Is there any benefits to being Silver Elite anymore? Like I said, NEVER buy on a promise that can be broken by the developer. I learned that lesson long ago when DRI closed the "owners" lounge at Polo Towers shortly after selling out the resort. The "owners" lounge is now office space.

But it's not just DRI. Look at any loyalty program and you'll see this type of change. When to many achieve a certain status level, they move the posts by devaluing the lowest or lower levels.


----------



## dougp26364 (Nov 30, 2014)

pedro47 said:


> Old Silver Elite members now do not have the US Today newspaper delivery to their villas in the morning at Greensprings Vacation Resort in Williamsburg VA. You must drive to the check in desk to pick up the newspaper. Also Platinum members in the past did not have to pay for their Platinum membership in II now you do at a reduce cost.



According to the website, 2014 benefits include the USA today for Silver Elite members. I found nothing for 2015 benefits. This sounds like a resort decision rather than corporate. However, Marriott went to pick up at the desk rather than delivering the paper directly to the rooms a couple of years ago. 

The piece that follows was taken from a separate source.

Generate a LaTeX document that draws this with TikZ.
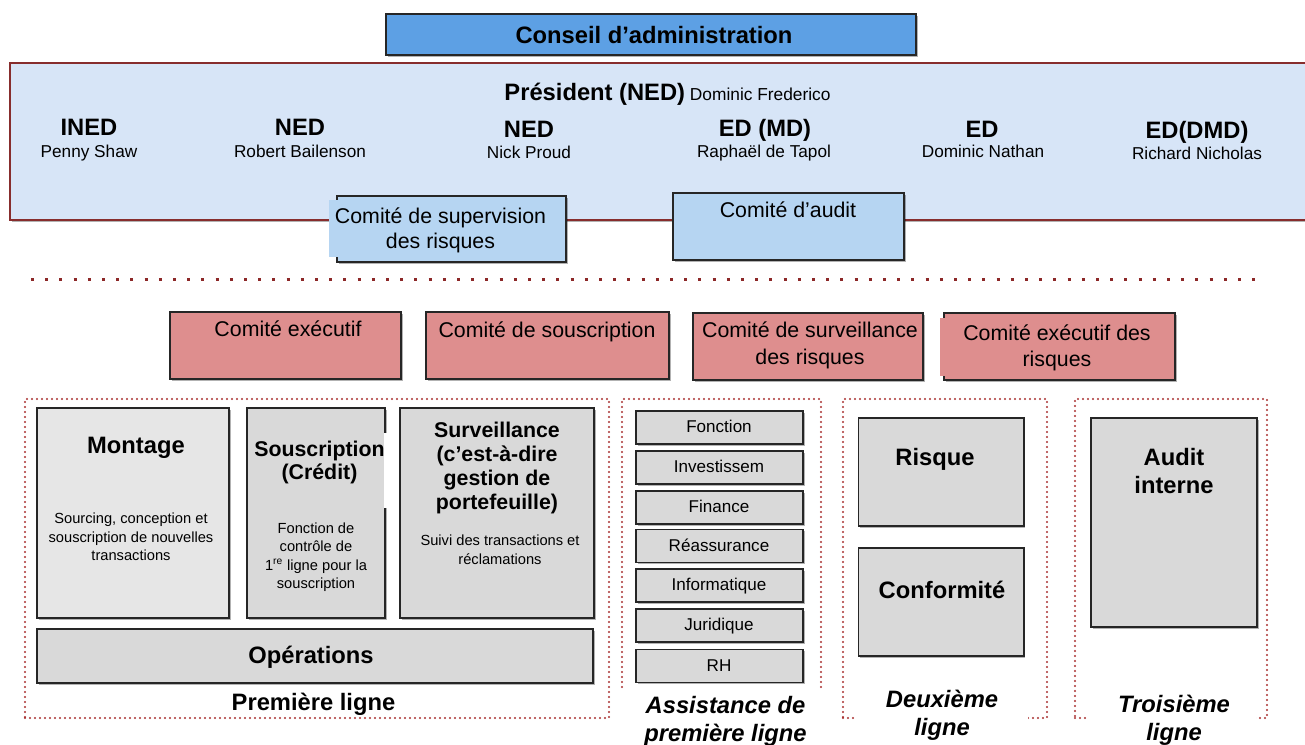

To be honest, I don't care if it's delivered or just available at the desk. Some days I read it, others I don't. I know it's a benefit wasted in a lot of guests and one of those expenses that most resorts figure they can do without.


----------



## artringwald (Dec 1, 2014)

dougp26364 said:


> Is there any benefits to being Silver Elite anymore? Like I said, NEVER buy on a promise that can be broken by the developer. I learned that lesson long ago when DRI closed the "owners" lounge at Polo Towers shortly after selling out the resort. The "owners" lounge is now office space.
> 
> But it's not just DRI. Look at any loyalty program and you'll see this type of change. When to many achieve a certain status level, they move the posts by devaluing the lowest or lower levels.



I have a Silver Elite membership and I'm glad they still provide a pending request service and view upgrade, even though the upgrade price has gone up to $129. I'd love to get to Gold so I could use the preferred unit reservation, but I certainly won't be buying points from DRI to get to Gold.


----------